_Aim of the exercise_
Output the material beneath this task exactly, images excluded.

-------- Data shown --------

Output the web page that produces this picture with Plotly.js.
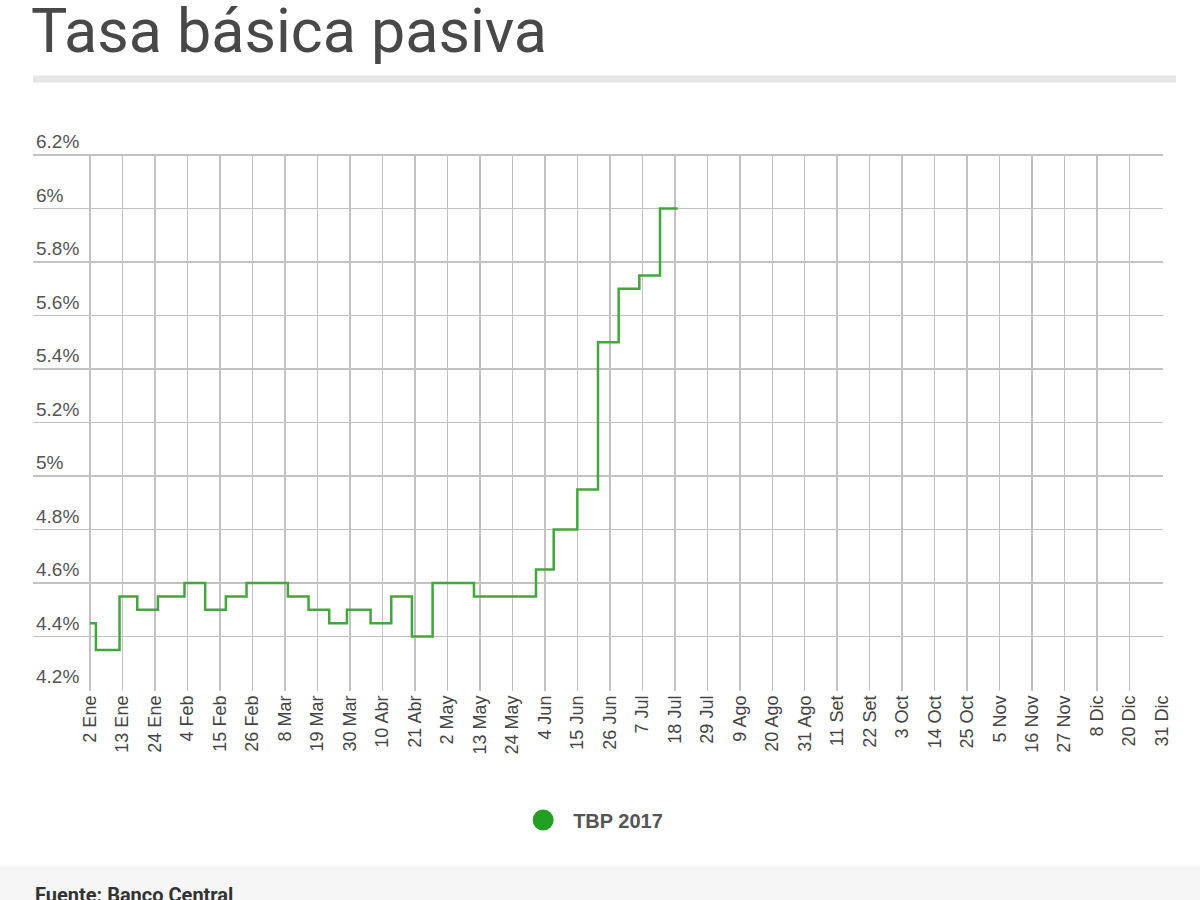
<!DOCTYPE html>
<html>
<head>
<meta charset="utf-8">
<script src="https://cdn.plot.ly/plotly-3.0.1.min.js"></script>
<style>
  html, body { margin: 0; padding: 0; background: #ffffff; }
  #chart { width: 1200px; height: 900px; }
</style>
</head>
<body>
<div id="chart"></div>
<script>
// ---- data ----
const seriesName = 'TBP 2017';
const changeDates = [
  '2017-01-02', '2017-01-04', '2017-01-12', '2017-01-18', '2017-01-25',
  '2017-02-03', '2017-02-10', '2017-02-17', '2017-02-24', '2017-03-10',
  '2017-03-17', '2017-03-24', '2017-03-30', '2017-04-07', '2017-04-14',
  '2017-04-21', '2017-04-28', '2017-05-12', '2017-06-02', '2017-06-08',
  '2017-06-16', '2017-06-23', '2017-06-30', '2017-07-07', '2017-07-14',
  '2017-07-20'
];
const rateValues = [
  4.45, 4.35, 4.55, 4.50, 4.55,
  4.60, 4.50, 4.55, 4.60, 4.55,
  4.50, 4.45, 4.50, 4.45, 4.55,
  4.40, 4.60, 4.55, 4.65, 4.80,
  4.95, 5.50, 5.70, 5.75, 6.00,
  6.00
];
const tickLabels = [
  '2 Ene', '13 Ene', '24 Ene', '4 Feb', '15 Feb', '26 Feb', '8 Mar', '19 Mar',
  '30 Mar', '10 Abr', '21 Abr', '2 May', '13 May', '24 May', '4 Jun', '15 Jun',
  '26 Jun', '7 Jul', '18 Jul', '29 Jul', '9 Ago', '20 Ago', '31 Ago', '11 Set',
  '22 Set', '3 Oct', '14 Oct', '25 Oct', '5 Nov', '16 Nov', '27 Nov', '8 Dic',
  '20 Dic', '31 Dic'
];

// ---- layout helpers ----
const DAY = 864e5;
const firstTick = Date.UTC(2017, 0, 2);
const tickStep = 11 * DAY;
const tickVals = tickLabels.map((_, i) => new Date(firstTick + i * tickStep).toISOString().slice(0, 10));
const xStart = new Date(firstTick - 19.3 * DAY).toISOString();
const xEnd = new Date(firstTick + (tickLabels.length - 1) * tickStep + 0.3 * DAY).toISOString();

const W = 1200, H = 900;
const M = { l: 33, r: 37, t: 128, b: 209 };
const pw = W - M.l - M.r, ph = H - M.t - M.b;
const px2x = px => (px - M.l) / pw;
const py2y = py => (H - M.b - py) / ph;
// vertical scale: 267.5 px per 1 percentage point
const yLow = 4.2 - 1 / 267.5;
const yHigh = yLow + ph / 267.5;

const traces = [
  {
    x: changeDates,
    y: rateValues,
    type: 'scatter',
    mode: 'lines',
    line: { shape: 'hv', color: '#43a63e', width: 2.5 },
    showlegend: false,
    hoverinfo: 'x+y'
  },
  {
    x: [null],
    y: [null],
    type: 'scatter',
    mode: 'markers',
    name: seriesName,
    marker: { color: '#22a022', size: 16, line: { color: '#22a022', width: 5 } },
    showlegend: true
  }
];

const layout = {
  width: W,
  height: H,
  margin: M,
  paper_bgcolor: '#ffffff',
  plot_bgcolor: '#ffffff',
  font: { family: 'Liberation Sans, Arial, sans-serif', color: '#4a4a4a' },
  title: {
    text: 'Tasa básica pasiva',
    font: { family: 'Roboto, sans-serif', size: 61, color: '#484848' },
    xref: 'container', yref: 'container',
    x: 31 / W, xanchor: 'left',
    y: 1 - 9 / H, yanchor: 'top'
  },
  xaxis: {
    type: 'date',
    range: [xStart, xEnd],
    tickmode: 'array',
    tickvals: tickVals,
    ticktext: tickLabels,
    tickangle: -90,
    tickfont: { size: 18, color: '#444444', family: 'Liberation Sans, Arial, sans-serif' },
    showgrid: true,
    gridcolor: '#c2c2c2',
    gridwidth: 1.5,
    zeroline: false,
    showline: false,
    ticks: '',
    fixedrange: true
  },
  yaxis: {
    range: [yLow, yHigh],
    tick0: 4.2,
    dtick: 0.2,
    ticksuffix: '%',
    ticklabelposition: 'inside top',
    tickfont: { size: 19, color: '#555555', family: 'Liberation Sans, Arial, sans-serif' },
    showgrid: true,
    gridcolor: '#c2c2c2',
    gridwidth: 1.5,
    zeroline: false,
    showline: false,
    ticks: '',
    fixedrange: true
  },
  showlegend: true,
  legend: {
    orientation: 'h',
    x: 0.4935, xanchor: 'center',
    y: py2y(820), yanchor: 'middle',
    font: { size: 20, color: '#555555', family: 'Liberation Sans, Arial, sans-serif', weight: 'bold' },
    itemsizing: 'trace',
    itemwidth: 50
  },
  shapes: [
    {
      // hide the part of the vertical grid above the 6.2% line (right of the labels)
      type: 'rect', xref: 'paper', yref: 'paper', layer: 'above',
      x0: px2x(84), x1: 1.01, y0: py2y(154), y1: 1.01,
      fillcolor: '#ffffff', line: { width: 0 }
    },
    {
      type: 'line', xref: 'paper', yref: 'paper',
      x0: px2x(33), x1: px2x(1176), y0: py2y(79), y1: py2y(79),
      line: { color: '#e6e6e6', width: 7 }
    },
    {
      type: 'rect', xref: 'paper', yref: 'paper', layer: 'below',
      x0: px2x(0), x1: px2x(1200), y0: py2y(866), y1: py2y(900),
      fillcolor: '#f6f6f6', line: { width: 0 }
    }
  ],
  annotations: [
    {
      text: 'Fuente: Banco Central',
      xref: 'paper', yref: 'paper',
      x: px2x(33), xanchor: 'left',
      y: py2y(881), yanchor: 'top',
      showarrow: false,
      font: { family: 'Roboto, sans-serif', size: 20, color: '#333333', weight: 'bold' }
    }
  ]
};

Plotly.newPlot('chart', traces, layout, { displayModeBar: false, staticPlot: true });
</script>
</body>
</html>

--------

_Solution to this exercise_
Output the web page that produces this picture with Plotly.js.
<!DOCTYPE html>
<html>
<head>
<meta charset="utf-8">
<script src="https://cdn.plot.ly/plotly-3.0.1.min.js"></script>
<style>
  html, body { margin: 0; padding: 0; background: #ffffff; }
  #chart { width: 1200px; height: 900px; }
</style>
</head>
<body>
<div id="chart"></div>
<script>
// ---- data ----
const seriesName = 'TBP 2017';
const changeDates = [
  '2017-01-02', '2017-01-04', '2017-01-12', '2017-01-18', '2017-01-25',
  '2017-02-03', '2017-02-10', '2017-02-17', '2017-02-24', '2017-03-10',
  '2017-03-17', '2017-03-24', '2017-03-30', '2017-04-07', '2017-04-14',
  '2017-04-21', '2017-04-28', '2017-05-12', '2017-06-02', '2017-06-08',
  '2017-06-16', '2017-06-23', '2017-06-30', '2017-07-07', '2017-07-14',
  '2017-07-20'
];
const rateValues = [
  4.45, 4.35, 4.55, 4.50, 4.55,
  4.60, 4.50, 4.55, 4.60, 4.55,
  4.50, 4.45, 4.50, 4.45, 4.55,
  4.40, 4.60, 4.55, 4.65, 4.80,
  4.95, 5.50, 5.70, 5.75, 6.00,
  6.00
];
const tickLabels = [
  '2 Ene', '13 Ene', '24 Ene', '4 Feb', '15 Feb', '26 Feb', '8 Mar', '19 Mar',
  '30 Mar', '10 Abr', '21 Abr', '2 May', '13 May', '24 May', '4 Jun', '15 Jun',
  '26 Jun', '7 Jul', '18 Jul', '29 Jul', '9 Ago', '20 Ago', '31 Ago', '11 Set',
  '22 Set', '3 Oct', '14 Oct', '25 Oct', '5 Nov', '16 Nov', '27 Nov', '8 Dic',
  '20 Dic', '31 Dic'
];

// ---- layout helpers ----
const DAY = 864e5;
const firstTick = Date.UTC(2017, 0, 2);
const tickStep = 11 * DAY;
const tickVals = tickLabels.map((_, i) => new Date(firstTick + i * tickStep).toISOString().slice(0, 10));
const xStart = new Date(firstTick - 19.3 * DAY).toISOString();
const xEnd = new Date(firstTick + (tickLabels.length - 1) * tickStep + 0.3 * DAY).toISOString();

const W = 1200, H = 900;
const M = { l: 33, r: 37, t: 128, b: 209 };
const pw = W - M.l - M.r, ph = H - M.t - M.b;
const px2x = px => (px - M.l) / pw;
const py2y = py => (H - M.b - py) / ph;
// vertical scale: 267.5 px per 1 percentage point
const yLow = 4.2 - 1 / 267.5;
const yHigh = yLow + ph / 267.5;

const traces = [
  {
    x: changeDates,
    y: rateValues,
    type: 'scatter',
    mode: 'lines',
    line: { shape: 'hv', color: '#43a63e', width: 2.5 },
    showlegend: false,
    hoverinfo: 'x+y'
  },
  {
    x: [null],
    y: [null],
    type: 'scatter',
    mode: 'markers',
    name: seriesName,
    marker: { color: '#22a022', size: 16, line: { color: '#22a022', width: 5 } },
    showlegend: true
  }
];

const layout = {
  width: W,
  height: H,
  margin: M,
  paper_bgcolor: '#ffffff',
  plot_bgcolor: '#ffffff',
  font: { family: 'Liberation Sans, Arial, sans-serif', color: '#4a4a4a' },
  title: {
    text: 'Tasa básica pasiva',
    font: { family: 'Roboto, sans-serif', size: 61, color: '#484848' },
    xref: 'container', yref: 'container',
    x: 31 / W, xanchor: 'left',
    y: 1 - 9 / H, yanchor: 'top'
  },
  xaxis: {
    type: 'date',
    range: [xStart, xEnd],
    tickmode: 'array',
    tickvals: tickVals,
    ticktext: tickLabels,
    tickangle: -90,
    tickfont: { size: 18, color: '#444444', family: 'Liberation Sans, Arial, sans-serif' },
    showgrid: true,
    gridcolor: '#c2c2c2',
    gridwidth: 1.5,
    zeroline: false,
    showline: false,
    ticks: '',
    fixedrange: true
  },
  yaxis: {
    range: [yLow, yHigh],
    tick0: 4.2,
    dtick: 0.2,
    ticksuffix: '%',
    ticklabelposition: 'inside top',
    tickfont: { size: 19, color: '#555555', family: 'Liberation Sans, Arial, sans-serif' },
    showgrid: true,
    gridcolor: '#c2c2c2',
    gridwidth: 1.5,
    zeroline: false,
    showline: false,
    ticks: '',
    fixedrange: true
  },
  showlegend: true,
  legend: {
    orientation: 'h',
    x: 0.4935, xanchor: 'center',
    y: py2y(820), yanchor: 'middle',
    font: { size: 20, color: '#555555', family: 'Liberation Sans, Arial, sans-serif', weight: 'bold' },
    itemsizing: 'trace',
    itemwidth: 50
  },
  shapes: [
    {
      // hide the part of the vertical grid above the 6.2% line (right of the labels)
      type: 'rect', xref: 'paper', yref: 'paper', layer: 'above',
      x0: px2x(84), x1: 1.01, y0: py2y(154), y1: 1.01,
      fillcolor: '#ffffff', line: { width: 0 }
    },
    {
      type: 'line', xref: 'paper', yref: 'paper',
      x0: px2x(33), x1: px2x(1176), y0: py2y(79), y1: py2y(79),
      line: { color: '#e6e6e6', width: 7 }
    },
    {
      type: 'rect', xref: 'paper', yref: 'paper', layer: 'below',
      x0: px2x(0), x1: px2x(1200), y0: py2y(866), y1: py2y(900),
      fillcolor: '#f6f6f6', line: { width: 0 }
    }
  ],
  annotations: [
    {
      text: 'Fuente: Banco Central',
      xref: 'paper', yref: 'paper',
      x: px2x(33), xanchor: 'left',
      y: py2y(881), yanchor: 'top',
      showarrow: false,
      font: { family: 'Roboto, sans-serif', size: 20, color: '#333333', weight: 'bold' }
    }
  ]
};

Plotly.newPlot('chart', traces, layout, { displayModeBar: false, staticPlot: true });
</script>
</body>
</html>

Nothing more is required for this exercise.